Insights into the Committee that Produced the New Order Liturgy

     At the end of Vatican II, Paul VI established a committee to produce new rites of Mass and the sacraments. Father Ferdinando Antonelli, O.F.M. was appointed as member of that committee, which was called the Consilium ad exsequendam Constitutionem de Sacra Liturgia -- or simply the Consilium. Valuable insights into the workings of this Consilium appear in the excerpts from Fr. Antonelli's diary entries, as revealed in a recent book by Fr. Nicola Giampetro, O.F.M. Cap. The words of Fr. Antonelli depict a cadre of out-of-control liberals bent on ramrodding through their "advanced" [progressive] agenda, as a few diary excerpts show. Fr. Antonelli writes ...

After the first meeting of the Consilium: "I am not enthusiastic about the work at hand, ... we have a collection of people who are very incompetent and, what is worse, they are 'advanced' in promoting novelties. The discussions are entirely avant-garde in tendency, based on impressions and chaotic desires. What upsets me most is that the reports of the presentations and the corresponding questions are always 'advanced' in approach and phrased in a biased way."

After the second session: "Everything that is 'advanced' is passed ... because that is the Consilium's climate of thought.
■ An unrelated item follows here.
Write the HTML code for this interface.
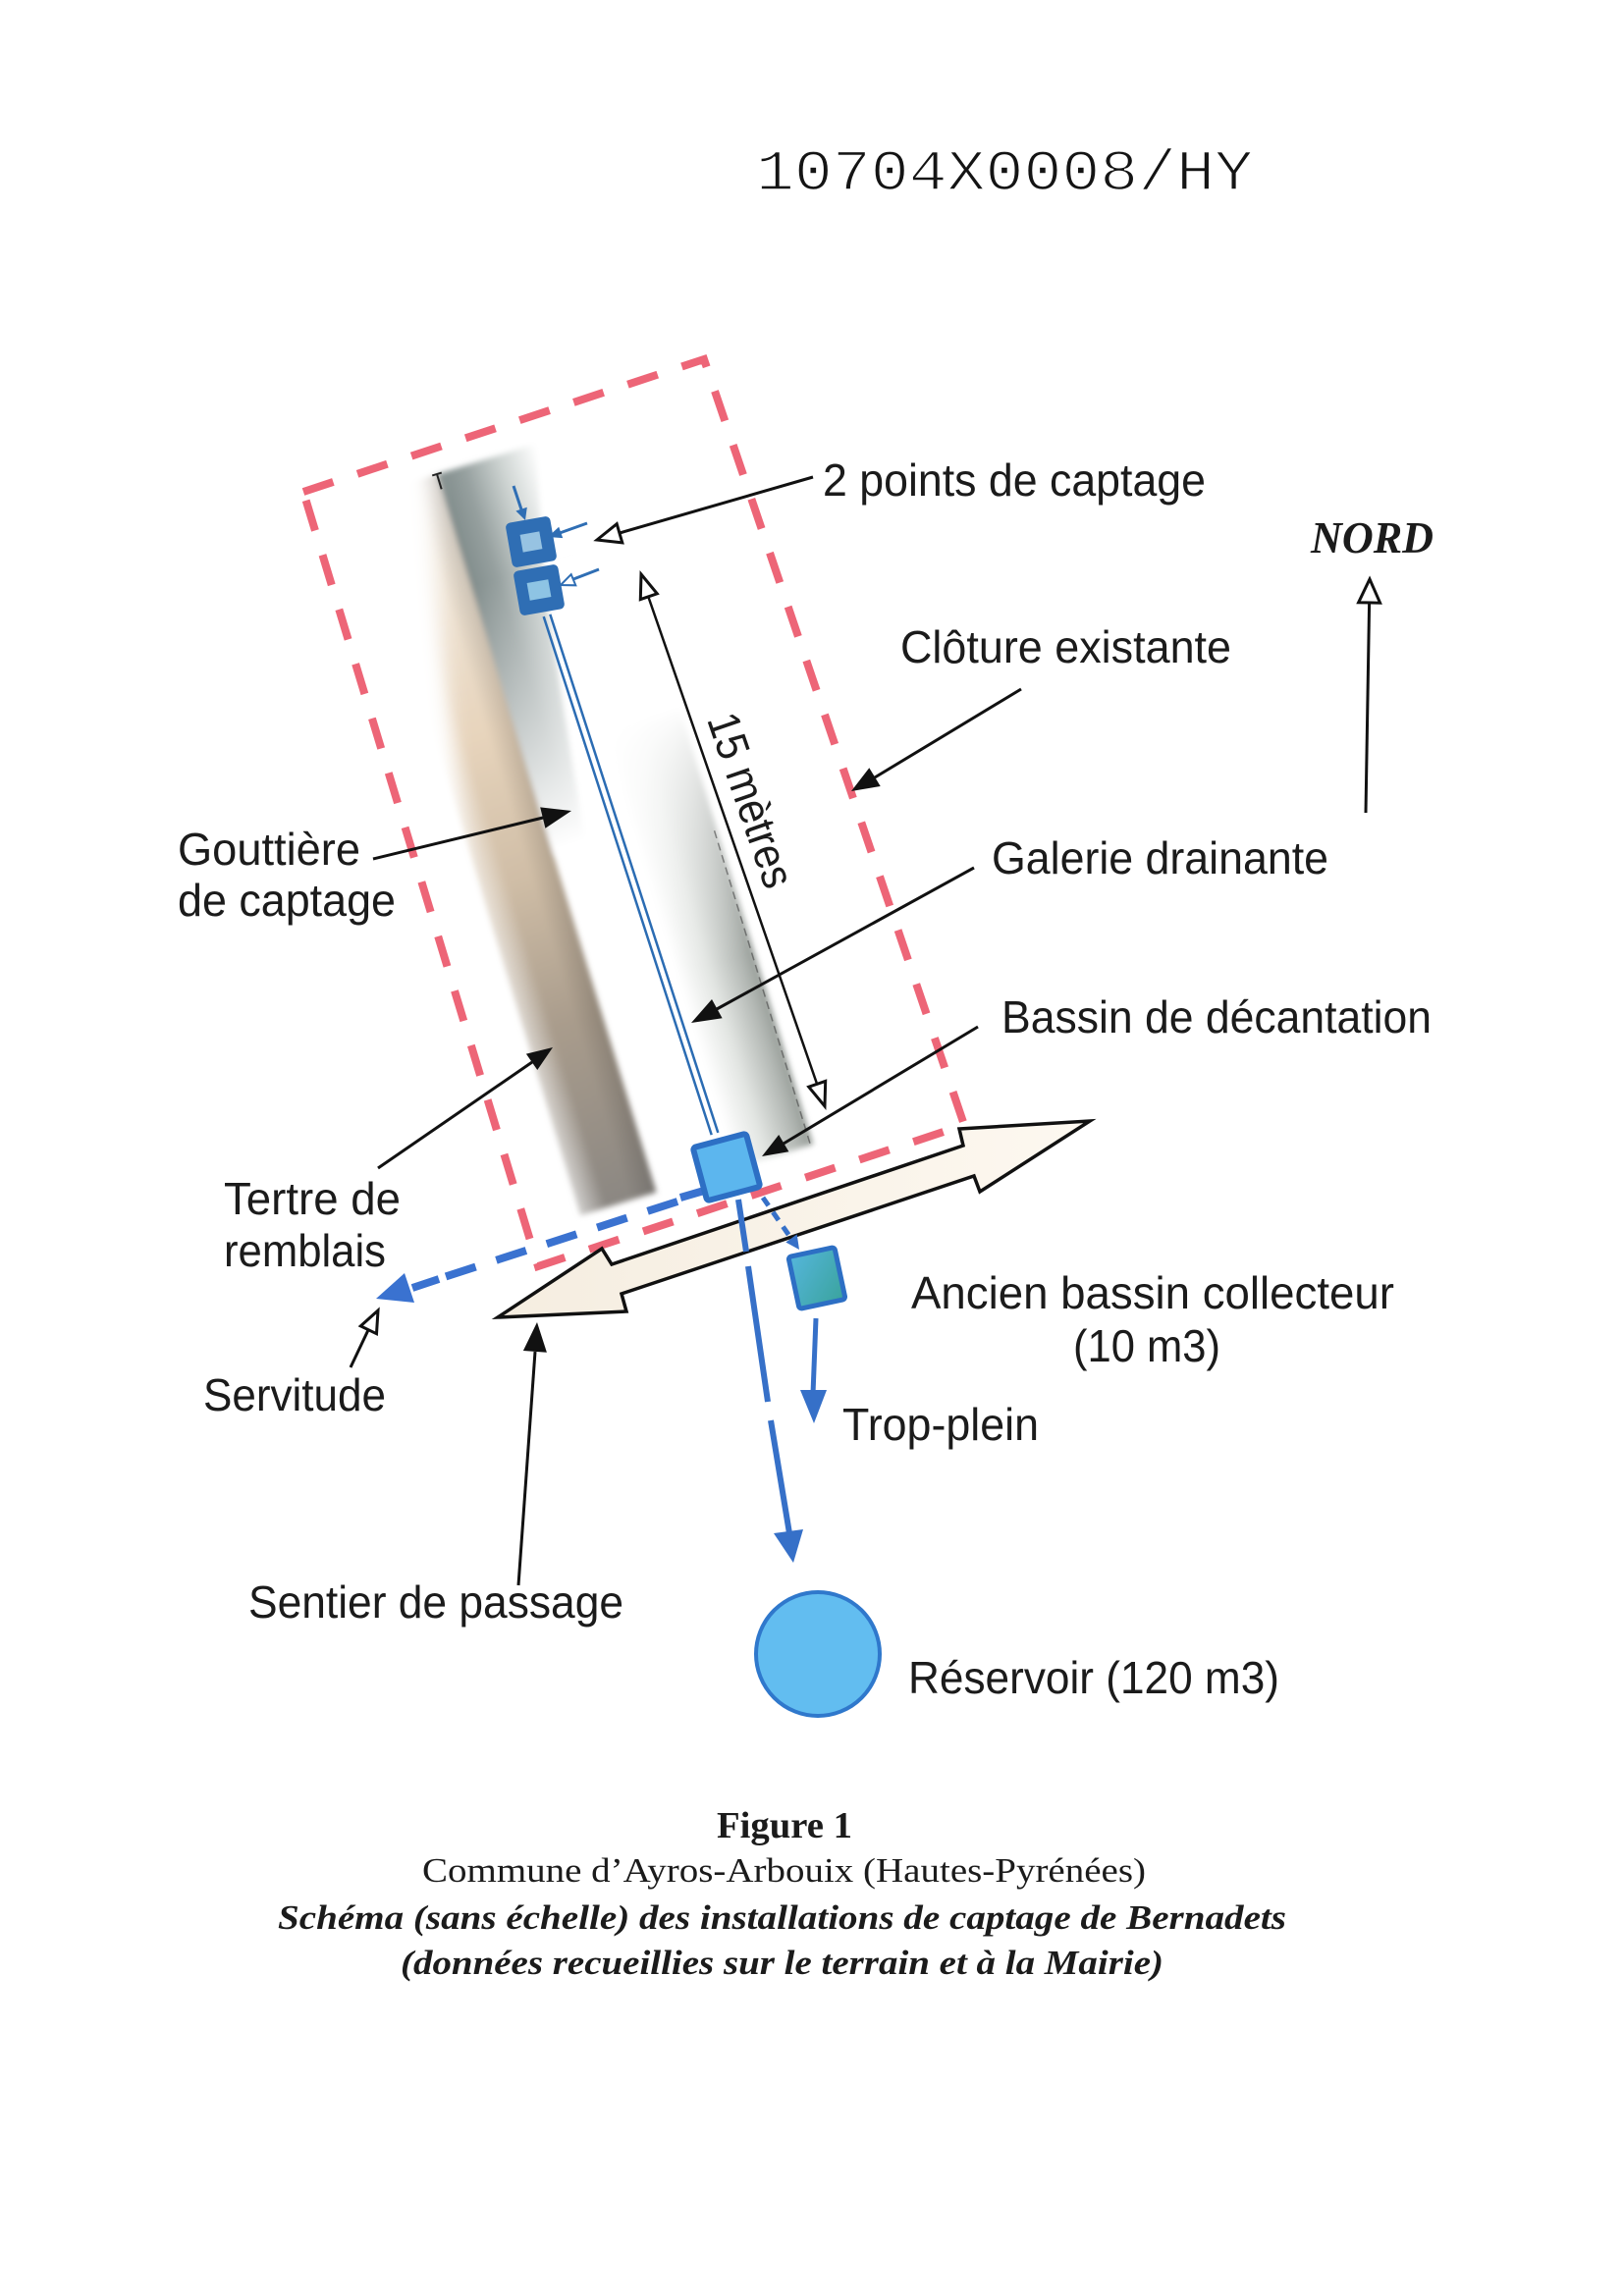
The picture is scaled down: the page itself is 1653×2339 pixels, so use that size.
<!DOCTYPE html>
<html>
<head>
<meta charset="utf-8">
<style>
html,body{margin:0;padding:0;background:#ffffff;}
svg{display:block;}
.lbl{font-family:"Liberation Sans",Arial,sans-serif;font-size:46px;fill:#1b1b1b;}
.cap{font-family:"Liberation Serif","Times New Roman",serif;fill:#1b1b1b;}
</style>
</head>
<body>
<svg width="1653" height="2339" viewBox="0 0 1653 2339" xmlns="http://www.w3.org/2000/svg">
<defs>
  <filter id="soft" x="-20%" y="-20%" width="140%" height="140%"><feGaussianBlur stdDeviation="3"/></filter>
  <filter id="soft8" x="-30%" y="-30%" width="160%" height="160%"><feGaussianBlur stdDeviation="10"/></filter>
  <linearGradient id="beigeV" gradientUnits="userSpaceOnUse" x1="0" y1="0" x2="0" y2="765">
    <stop offset="0" stop-color="#f3eee8"/>
    <stop offset="0.12" stop-color="#efe5d7"/>
    <stop offset="0.35" stop-color="#e7d4bc"/>
    <stop offset="0.55" stop-color="#cfbda6"/>
    <stop offset="0.75" stop-color="#a99c8c"/>
    <stop offset="1" stop-color="#8b8782"/>
  </linearGradient>
  <linearGradient id="beigeH" gradientUnits="userSpaceOnUse" x1="-81" y1="0" x2="0" y2="0">
    <stop offset="0" stop-color="#ffffff" stop-opacity="0.6"/>
    <stop offset="0.35" stop-color="#ffffff" stop-opacity="0"/>
    <stop offset="0.65" stop-color="#000000" stop-opacity="0"/>
    <stop offset="1" stop-color="#000000" stop-opacity="0.15"/>
  </linearGradient>
  <linearGradient id="grayTop" gradientUnits="userSpaceOnUse" x1="-5" y1="0" x2="105" y2="0">
    <stop offset="0" stop-color="#7d8988"/>
    <stop offset="0.3" stop-color="#96a09f"/>
    <stop offset="0.65" stop-color="#cfd5d3"/>
    <stop offset="1" stop-color="#ffffff"/>
  </linearGradient>
  <linearGradient id="fadeTop" gradientUnits="userSpaceOnUse" x1="0" y1="120" x2="0" y2="400">
    <stop offset="0" stop-color="#ffffff" stop-opacity="0"/>
    <stop offset="1" stop-color="#ffffff" stop-opacity="1"/>
  </linearGradient>
  <linearGradient id="grayR" gradientUnits="userSpaceOnUse" x1="85" y1="0" x2="167" y2="0">
    <stop offset="0" stop-color="#ffffff"/>
    <stop offset="0.4" stop-color="#e2e5e2"/>
    <stop offset="0.8" stop-color="#b3b8b4"/>
    <stop offset="1" stop-color="#969c97"/>
  </linearGradient>
  <linearGradient id="fadeR" gradientUnits="userSpaceOnUse" x1="0" y1="298" x2="0" y2="560">
    <stop offset="0" stop-color="#ffffff" stop-opacity="1"/>
    <stop offset="1" stop-color="#ffffff" stop-opacity="0"/>
  </linearGradient>
  <linearGradient id="cream" x1="0" y1="0" x2="1" y2="0">
    <stop offset="0" stop-color="#f5ede0"/>
    <stop offset="1" stop-color="#fdf8f0"/>
  </linearGradient>
  <linearGradient id="teal" x1="0" y1="0" x2="1" y2="1">
    <stop offset="0" stop-color="#55b6dc"/>
    <stop offset="1" stop-color="#3aa39c"/>
  </linearGradient>
</defs>

<!-- Title -->
<text x="770" y="193" font-family="Liberation Mono, monospace" font-size="58" fill="#141414" stroke="#ffffff" stroke-width="1.6" textLength="506" lengthAdjust="spacingAndGlyphs">10704X0008/HY</text>

<!-- Column (gouttière / galerie shading) -->
<g transform="translate(445 483) rotate(-17)" filter="url(#soft)">
  <polygon points="-5,0 105,0 70,150 35,400 -5,400" fill="url(#grayTop)"/>
  <rect x="-5" y="120" width="115" height="285" fill="url(#fadeTop)"/>
  <rect x="85" y="300" width="82" height="465" fill="url(#grayR)"/>
  <rect x="85" y="298" width="82" height="262" fill="url(#fadeR)"/>
  <rect x="-81" y="0" width="81" height="765" fill="url(#beigeV)"/>
  <rect x="-81" y="0" width="81" height="765" fill="url(#beigeH)"/>
</g>
<g transform="translate(445 483) rotate(-17)">
  <polygon points="-120,-30 -4,-30 -120,520" fill="#ffffff" filter="url(#soft8)"/>
  <line x1="164" y1="430" x2="164" y2="765" stroke="#444" stroke-width="1.5" stroke-dasharray="8 5" opacity="0.6"/>
  <line x1="0" y1="0" x2="0" y2="16" stroke="#222" stroke-width="2"/>
  <line x1="-5" y1="0" x2="5" y2="0" stroke="#222" stroke-width="2"/>
</g>

<!-- Fence (clôture) -->
<polygon points="309,501 717,366 982,1146 548,1290" fill="none" stroke="#eb5468" stroke-width="8" stroke-dasharray="32 26" opacity="0.9"/>

<!-- Galerie drainante double line -->
<line x1="553.7" y1="628.1" x2="724.7" y2="1156.1" stroke="#2b6cb3" stroke-width="2.5"/>
<line x1="560.3" y1="625.9" x2="731.3" y2="1153.9" stroke="#2b6cb3" stroke-width="2.5"/>

<!-- Capture points -->
<g>
  <rect x="-23" y="-23" width="46" height="46" rx="5" fill="#2f6eb4" transform="translate(541 552) rotate(-10)"/>
  <rect x="-10" y="-9" width="20" height="18" fill="#a9d2ea" opacity="0.85" transform="translate(541 552) rotate(-10)"/>
  <rect x="-23" y="-23" width="46" height="46" rx="5" fill="#2f6eb4" transform="translate(549 601) rotate(-10)"/>
  <rect x="-11" y="-9" width="22" height="18" fill="#9fd3ec" opacity="0.85" transform="translate(549 601) rotate(-10)"/>
  <line x1="523" y1="495" x2="532" y2="522" stroke="#2f6eb4" stroke-width="3"/>
  <polygon points="535,530 536.8,516.7 525.4,520.5" fill="#2f6eb4"/>
  <line x1="598" y1="533" x2="570" y2="543" stroke="#2f6eb4" stroke-width="3"/>
  <polygon points="558,547 569.2,536.7 573.2,548.1" fill="#2f6eb4"/>
  <line x1="610" y1="580" x2="584" y2="590" stroke="#2f6eb4" stroke-width="3"/>
  <polygon points="571,596 581.7,585.1 586.3,596.3" fill="#ffffff" stroke="#2f6eb4" stroke-width="2"/>
</g>

<!-- Servitude blue dashed line -->
<line x1="690" y1="1224" x2="440" y2="1305" stroke="#3a72d0" stroke-width="8" stroke-dasharray="32 22"/>
<line x1="693" y1="1220" x2="717" y2="1213" stroke="#3a72d0" stroke-width="8"/>
<polygon points="383,1323 422,1327 412,1297" fill="#3a72d0"/>
<line x1="420" y1="1312" x2="447" y2="1303" stroke="#3a72d0" stroke-width="8"/>

<!-- Bassin de décantation -->
<g transform="translate(740 1189) rotate(-15)">
  <rect x="-28" y="-28" width="56" height="56" rx="3" fill="#5cb6ee" stroke="#2d6fc4" stroke-width="6"/>
</g>

<!-- Big double arrow (sentier) -->
<polygon points="507,1342 613,1272 623,1288 981,1167 977,1150 1110,1142 998,1214 992,1198 633,1318 638,1336" fill="url(#cream)" stroke="#111" stroke-width="3.5" stroke-linejoin="miter"/>

<!-- Line to reservoir -->
<g stroke="#3670c8" stroke-width="6" stroke-linecap="butt">
  <line x1="752" y1="1222" x2="760" y2="1275"/>
  <line x1="762" y1="1290" x2="782" y2="1428"/>
  <line x1="785" y1="1447" x2="804" y2="1562"/>
</g>
<polygon points="808,1592 818,1558 788,1562" fill="#3670c8"/>

<!-- Connector to ancien bassin -->
<line x1="777" y1="1220" x2="806" y2="1262" stroke="#3670c8" stroke-width="5" stroke-dasharray="10 8"/>
<polygon points="814,1273 811.7,1257.5 800.3,1265.5" fill="#3670c8"/>

<!-- Ancien bassin collecteur -->
<g transform="translate(832 1302) rotate(-12)">
  <rect x="-24" y="-27" width="48" height="54" rx="3" fill="url(#teal)" stroke="#2d6fc4" stroke-width="5"/>
</g>

<!-- Trop-plein -->
<line x1="831" y1="1343" x2="828" y2="1420" stroke="#3670c8" stroke-width="5"/>
<polygon points="829,1450 842,1416 815,1416" fill="#3670c8"/>

<!-- Reservoir -->
<circle cx="833" cy="1685" r="63" fill="#62bdf0" stroke="#2f78cc" stroke-width="4"/>

<!-- Black pointers -->
<g stroke="#111" stroke-width="3" fill="none">
  <line x1="828" y1="486" x2="631" y2="543"/>
  <line x1="660" y1="607" x2="832" y2="1104" stroke-width="2.5"/>
  <line x1="1040" y1="702" x2="891" y2="792"/>
  <line x1="380" y1="875" x2="553" y2="833"/>
  <line x1="992" y1="884" x2="730" y2="1028"/>
  <line x1="996" y1="1046" x2="798" y2="1165"/>
  <line x1="385" y1="1190" x2="542" y2="1082"/>
  <line x1="357" y1="1393" x2="375" y2="1355"/>
  <line x1="528" y1="1615" x2="545" y2="1377"/>
  <line x1="1391" y1="828" x2="1394.6" y2="614"/>
</g>
<!-- hollow heads -->
<g fill="#ffffff" stroke="#111" stroke-width="3" stroke-linejoin="miter">
  <polygon points="608,550 628.2,533.7 633.8,552.9"/>
  <polygon points="653,585 669.3,604.8 652.3,610.6"/>
  <polygon points="840,1127 840.7,1101.4 823.7,1107.2"/>
  <polygon points="385,1335 383.5,1358.7 367.3,1350.9"/>
  <polygon points="1395,590 1405.6,614.2 1383.6,613.8"/>
</g>
<!-- filled heads -->
<g fill="#111">
  <polygon points="867,806 885.3,782.2 896.7,801"/>
  <polygon points="582,826 555.4,843.8 550.2,822.4"/>
  <polygon points="704,1042 725,1018 735.6,1037.2"/>
  <polygon points="776,1178 793.2,1156 803.4,1173.2"/>
  <polygon points="563,1067 547.3,1090 535.9,1073.6"/>
  <polygon points="547,1347 556.9,1377.7 532.9,1376"/>
</g>

<!-- 15 mètres -->
<text class="lbl" font-size="44" text-anchor="middle" transform="translate(765 815) rotate(71)" y="16" textLength="185" lengthAdjust="spacingAndGlyphs">15 mètres</text>

<!-- Labels -->
<text class="lbl" x="838" y="505" textLength="390" lengthAdjust="spacingAndGlyphs">2 points de captage</text>
<text class="lbl" x="917" y="675" textLength="337" lengthAdjust="spacingAndGlyphs">Clôture existante</text>
<text class="lbl" x="181" y="881" textLength="186" lengthAdjust="spacingAndGlyphs">Gouttière</text>
<text class="lbl" x="181" y="933" textLength="222" lengthAdjust="spacingAndGlyphs">de captage</text>
<text class="lbl" x="1010" y="890" textLength="343" lengthAdjust="spacingAndGlyphs">Galerie drainante</text>
<text class="lbl" x="1020" y="1052" textLength="438" lengthAdjust="spacingAndGlyphs">Bassin de décantation</text>
<text class="lbl" x="228" y="1237" textLength="180" lengthAdjust="spacingAndGlyphs">Tertre de</text>
<text class="lbl" x="228" y="1290" textLength="165" lengthAdjust="spacingAndGlyphs">remblais</text>
<text class="lbl" x="207" y="1437" textLength="186" lengthAdjust="spacingAndGlyphs">Servitude</text>
<text class="lbl" x="253" y="1648" textLength="382" lengthAdjust="spacingAndGlyphs">Sentier de passage</text>
<text class="lbl" x="928" y="1333" textLength="492" lengthAdjust="spacingAndGlyphs">Ancien bassin collecteur</text>
<text class="lbl" x="1093" y="1387" textLength="150" lengthAdjust="spacingAndGlyphs">(10 m3)</text>
<text class="lbl" x="858" y="1467" textLength="200" lengthAdjust="spacingAndGlyphs">Trop-plein</text>
<text class="lbl" x="925" y="1725" textLength="378" lengthAdjust="spacingAndGlyphs">Réservoir (120 m3)</text>

<!-- NORD -->
<text x="1335" y="563" font-family="Liberation Serif, serif" font-weight="bold" font-style="italic" font-size="46" fill="#1b1b1b" textLength="125" lengthAdjust="spacingAndGlyphs">NORD</text>

<!-- Caption -->
<text class="cap" x="730" y="1872" font-size="38" font-weight="bold" textLength="138" lengthAdjust="spacingAndGlyphs">Figure 1</text>
<text class="cap" x="430" y="1917" font-size="35" textLength="737" lengthAdjust="spacingAndGlyphs">Commune d’Ayros-Arbouix (Hautes-Pyrénées)</text>
<text class="cap" x="283" y="1965" font-size="35" font-weight="bold" font-style="italic" textLength="1027" lengthAdjust="spacingAndGlyphs">Schéma (sans échelle) des installations de captage de Bernadets</text>
<text class="cap" x="408" y="2011" font-size="35" font-weight="bold" font-style="italic" textLength="777" lengthAdjust="spacingAndGlyphs">(données recueillies sur le terrain et à la Mairie)</text>
</svg>
</body>
</html>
As a result, there is great hurrying to get one, and people do not take time to reflect ... No sooner has the text been distributed but the examination begins, without anyone having time to reject ... There ought not to be such haste. But people's minds are excited and they want to press ahead."

On April 23, 1967: "The schemas multiply without arriving at a form that is really thought out. Cardinal Lercaro is not the man to direct a discussion. Fr. Bugnini is interested in only one thing: To go ahead and get it finished. The voting system is worse. Generally the votes are made by raising hands, but no one counts the number of hands raised in favor and the number against ... It is a real scandal. Secondly, we have never ben able to find out -- although the question has been raised many times -- what majority is necessary: a two-thirds majority or an absolute majority ... Another grave defect is the absence of minutes of the sessions; this has never been mentioned and certainly no such minutes have ever been read."